Data excerpt:
+ + + + + + +
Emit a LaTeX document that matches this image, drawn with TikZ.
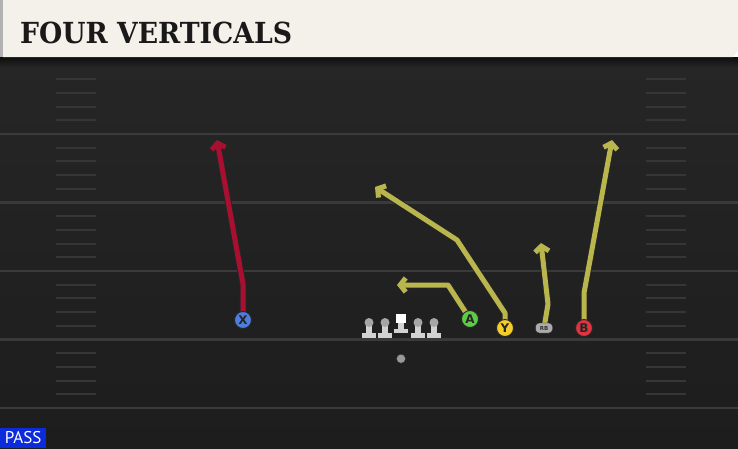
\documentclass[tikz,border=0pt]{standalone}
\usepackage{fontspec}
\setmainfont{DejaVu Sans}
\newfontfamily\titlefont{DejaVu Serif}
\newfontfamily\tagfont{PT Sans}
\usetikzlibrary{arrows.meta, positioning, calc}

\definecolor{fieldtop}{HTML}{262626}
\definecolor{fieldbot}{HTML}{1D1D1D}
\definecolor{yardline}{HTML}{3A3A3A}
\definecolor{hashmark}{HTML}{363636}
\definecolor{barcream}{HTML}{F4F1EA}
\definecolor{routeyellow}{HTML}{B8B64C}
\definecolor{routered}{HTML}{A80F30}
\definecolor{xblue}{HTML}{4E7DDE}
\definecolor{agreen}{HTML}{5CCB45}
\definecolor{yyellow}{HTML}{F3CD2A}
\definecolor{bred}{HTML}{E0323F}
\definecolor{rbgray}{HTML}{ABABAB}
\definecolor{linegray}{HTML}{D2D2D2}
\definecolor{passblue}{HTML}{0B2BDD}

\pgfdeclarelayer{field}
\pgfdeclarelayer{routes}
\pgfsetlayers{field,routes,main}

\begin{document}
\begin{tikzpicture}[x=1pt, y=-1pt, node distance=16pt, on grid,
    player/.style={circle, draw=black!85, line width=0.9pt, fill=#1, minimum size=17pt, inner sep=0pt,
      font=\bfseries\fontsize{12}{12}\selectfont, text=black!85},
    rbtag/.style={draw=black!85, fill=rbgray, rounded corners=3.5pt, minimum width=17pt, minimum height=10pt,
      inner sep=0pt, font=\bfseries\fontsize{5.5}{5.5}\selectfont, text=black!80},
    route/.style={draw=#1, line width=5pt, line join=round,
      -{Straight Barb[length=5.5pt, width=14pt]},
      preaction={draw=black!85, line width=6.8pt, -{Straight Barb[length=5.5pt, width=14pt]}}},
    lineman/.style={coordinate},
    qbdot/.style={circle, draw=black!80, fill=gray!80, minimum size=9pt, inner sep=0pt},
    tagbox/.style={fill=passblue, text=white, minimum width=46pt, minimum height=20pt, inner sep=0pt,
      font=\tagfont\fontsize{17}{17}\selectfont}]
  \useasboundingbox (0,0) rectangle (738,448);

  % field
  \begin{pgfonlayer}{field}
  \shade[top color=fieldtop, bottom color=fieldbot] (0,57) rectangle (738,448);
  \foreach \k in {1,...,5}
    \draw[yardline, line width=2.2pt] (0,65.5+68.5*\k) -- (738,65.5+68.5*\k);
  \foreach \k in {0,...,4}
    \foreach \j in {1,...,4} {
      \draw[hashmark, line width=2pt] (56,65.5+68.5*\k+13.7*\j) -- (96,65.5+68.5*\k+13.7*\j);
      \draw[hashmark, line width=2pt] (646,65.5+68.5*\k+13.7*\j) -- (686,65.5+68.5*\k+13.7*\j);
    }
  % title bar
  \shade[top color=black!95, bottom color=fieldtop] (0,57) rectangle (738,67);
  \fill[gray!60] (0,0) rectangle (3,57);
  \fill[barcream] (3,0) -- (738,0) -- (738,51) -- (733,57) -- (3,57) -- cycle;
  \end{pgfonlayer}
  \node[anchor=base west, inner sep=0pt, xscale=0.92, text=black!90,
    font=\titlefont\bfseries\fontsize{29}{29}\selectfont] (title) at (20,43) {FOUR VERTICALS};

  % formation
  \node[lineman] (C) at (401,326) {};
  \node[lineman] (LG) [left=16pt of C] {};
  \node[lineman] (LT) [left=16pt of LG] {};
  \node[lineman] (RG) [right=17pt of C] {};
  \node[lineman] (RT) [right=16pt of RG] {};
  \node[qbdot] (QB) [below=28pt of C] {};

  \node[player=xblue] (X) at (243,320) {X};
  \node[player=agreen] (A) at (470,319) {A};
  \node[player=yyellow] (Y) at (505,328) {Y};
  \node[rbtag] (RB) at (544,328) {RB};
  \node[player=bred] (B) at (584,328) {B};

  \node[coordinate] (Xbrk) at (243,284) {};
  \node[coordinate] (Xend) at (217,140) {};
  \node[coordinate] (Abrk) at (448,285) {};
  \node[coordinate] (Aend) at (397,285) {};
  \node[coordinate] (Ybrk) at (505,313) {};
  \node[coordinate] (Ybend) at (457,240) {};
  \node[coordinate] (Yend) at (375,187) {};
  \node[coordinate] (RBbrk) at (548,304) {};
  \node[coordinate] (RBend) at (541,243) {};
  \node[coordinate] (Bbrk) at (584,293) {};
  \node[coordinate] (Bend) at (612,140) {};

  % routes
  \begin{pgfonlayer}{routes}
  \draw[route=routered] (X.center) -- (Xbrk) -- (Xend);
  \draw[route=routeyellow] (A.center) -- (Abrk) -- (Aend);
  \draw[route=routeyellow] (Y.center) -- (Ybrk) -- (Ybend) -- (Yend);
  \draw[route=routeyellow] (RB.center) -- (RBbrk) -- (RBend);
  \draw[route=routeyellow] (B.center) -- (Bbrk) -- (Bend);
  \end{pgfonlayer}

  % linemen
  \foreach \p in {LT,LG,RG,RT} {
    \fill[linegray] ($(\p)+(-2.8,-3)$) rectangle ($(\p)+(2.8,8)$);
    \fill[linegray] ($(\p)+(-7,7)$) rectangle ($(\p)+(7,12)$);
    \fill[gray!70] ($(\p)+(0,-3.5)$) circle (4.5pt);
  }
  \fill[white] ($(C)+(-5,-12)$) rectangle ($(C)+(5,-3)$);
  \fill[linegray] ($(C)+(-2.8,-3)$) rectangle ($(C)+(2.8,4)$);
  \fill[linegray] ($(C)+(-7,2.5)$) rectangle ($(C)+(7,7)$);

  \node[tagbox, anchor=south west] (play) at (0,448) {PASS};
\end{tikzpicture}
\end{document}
+ + + + + + +
All of the material above needs to be restated exactly, with no pictures.

Emit a LaTeX document that matches this image, drawn with TikZ.
\documentclass[tikz,border=0pt]{standalone}
\usepackage{fontspec}
\setmainfont{DejaVu Sans}
\newfontfamily\titlefont{DejaVu Serif}
\newfontfamily\tagfont{PT Sans}
\usetikzlibrary{arrows.meta, positioning, calc}

\definecolor{fieldtop}{HTML}{262626}
\definecolor{fieldbot}{HTML}{1D1D1D}
\definecolor{yardline}{HTML}{3A3A3A}
\definecolor{hashmark}{HTML}{363636}
\definecolor{barcream}{HTML}{F4F1EA}
\definecolor{routeyellow}{HTML}{B8B64C}
\definecolor{routered}{HTML}{A80F30}
\definecolor{xblue}{HTML}{4E7DDE}
\definecolor{agreen}{HTML}{5CCB45}
\definecolor{yyellow}{HTML}{F3CD2A}
\definecolor{bred}{HTML}{E0323F}
\definecolor{rbgray}{HTML}{ABABAB}
\definecolor{linegray}{HTML}{D2D2D2}
\definecolor{passblue}{HTML}{0B2BDD}

\pgfdeclarelayer{field}
\pgfdeclarelayer{routes}
\pgfsetlayers{field,routes,main}

\begin{document}
\begin{tikzpicture}[x=1pt, y=-1pt, node distance=16pt, on grid,
    player/.style={circle, draw=black!85, line width=0.9pt, fill=#1, minimum size=17pt, inner sep=0pt,
      font=\bfseries\fontsize{12}{12}\selectfont, text=black!85},
    rbtag/.style={draw=black!85, fill=rbgray, rounded corners=3.5pt, minimum width=17pt, minimum height=10pt,
      inner sep=0pt, font=\bfseries\fontsize{5.5}{5.5}\selectfont, text=black!80},
    route/.style={draw=#1, line width=5pt, line join=round,
      -{Straight Barb[length=5.5pt, width=14pt]},
      preaction={draw=black!85, line width=6.8pt, -{Straight Barb[length=5.5pt, width=14pt]}}},
    lineman/.style={coordinate},
    qbdot/.style={circle, draw=black!80, fill=gray!80, minimum size=9pt, inner sep=0pt},
    tagbox/.style={fill=passblue, text=white, minimum width=46pt, minimum height=20pt, inner sep=0pt,
      font=\tagfont\fontsize{17}{17}\selectfont}]
  \useasboundingbox (0,0) rectangle (738,448);

  % field
  \begin{pgfonlayer}{field}
  \shade[top color=fieldtop, bottom color=fieldbot] (0,57) rectangle (738,448);
  \foreach \k in {1,...,5}
    \draw[yardline, line width=2.2pt] (0,65.5+68.5*\k) -- (738,65.5+68.5*\k);
  \foreach \k in {0,...,4}
    \foreach \j in {1,...,4} {
      \draw[hashmark, line width=2pt] (56,65.5+68.5*\k+13.7*\j) -- (96,65.5+68.5*\k+13.7*\j);
      \draw[hashmark, line width=2pt] (646,65.5+68.5*\k+13.7*\j) -- (686,65.5+68.5*\k+13.7*\j);
    }
  % title bar
  \shade[top color=black!95, bottom color=fieldtop] (0,57) rectangle (738,67);
  \fill[gray!60] (0,0) rectangle (3,57);
  \fill[barcream] (3,0) -- (738,0) -- (738,51) -- (733,57) -- (3,57) -- cycle;
  \end{pgfonlayer}
  \node[anchor=base west, inner sep=0pt, xscale=0.92, text=black!90,
    font=\titlefont\bfseries\fontsize{29}{29}\selectfont] (title) at (20,43) {FOUR VERTICALS};

  % formation
  \node[lineman] (C) at (401,326) {};
  \node[lineman] (LG) [left=16pt of C] {};
  \node[lineman] (LT) [left=16pt of LG] {};
  \node[lineman] (RG) [right=17pt of C] {};
  \node[lineman] (RT) [right=16pt of RG] {};
  \node[qbdot] (QB) [below=28pt of C] {};

  \node[player=xblue] (X) at (243,320) {X};
  \node[player=agreen] (A) at (470,319) {A};
  \node[player=yyellow] (Y) at (505,328) {Y};
  \node[rbtag] (RB) at (544,328) {RB};
  \node[player=bred] (B) at (584,328) {B};

  \node[coordinate] (Xbrk) at (243,284) {};
  \node[coordinate] (Xend) at (217,140) {};
  \node[coordinate] (Abrk) at (448,285) {};
  \node[coordinate] (Aend) at (397,285) {};
  \node[coordinate] (Ybrk) at (505,313) {};
  \node[coordinate] (Ybend) at (457,240) {};
  \node[coordinate] (Yend) at (375,187) {};
  \node[coordinate] (RBbrk) at (548,304) {};
  \node[coordinate] (RBend) at (541,243) {};
  \node[coordinate] (Bbrk) at (584,293) {};
  \node[coordinate] (Bend) at (612,140) {};

  % routes
  \begin{pgfonlayer}{routes}
  \draw[route=routered] (X.center) -- (Xbrk) -- (Xend);
  \draw[route=routeyellow] (A.center) -- (Abrk) -- (Aend);
  \draw[route=routeyellow] (Y.center) -- (Ybrk) -- (Ybend) -- (Yend);
  \draw[route=routeyellow] (RB.center) -- (RBbrk) -- (RBend);
  \draw[route=routeyellow] (B.center) -- (Bbrk) -- (Bend);
  \end{pgfonlayer}

  % linemen
  \foreach \p in {LT,LG,RG,RT} {
    \fill[linegray] ($(\p)+(-2.8,-3)$) rectangle ($(\p)+(2.8,8)$);
    \fill[linegray] ($(\p)+(-7,7)$) rectangle ($(\p)+(7,12)$);
    \fill[gray!70] ($(\p)+(0,-3.5)$) circle (4.5pt);
  }
  \fill[white] ($(C)+(-5,-12)$) rectangle ($(C)+(5,-3)$);
  \fill[linegray] ($(C)+(-2.8,-3)$) rectangle ($(C)+(2.8,4)$);
  \fill[linegray] ($(C)+(-7,2.5)$) rectangle ($(C)+(7,7)$);

  \node[tagbox, anchor=south west] (play) at (0,448) {PASS};
\end{tikzpicture}
\end{document}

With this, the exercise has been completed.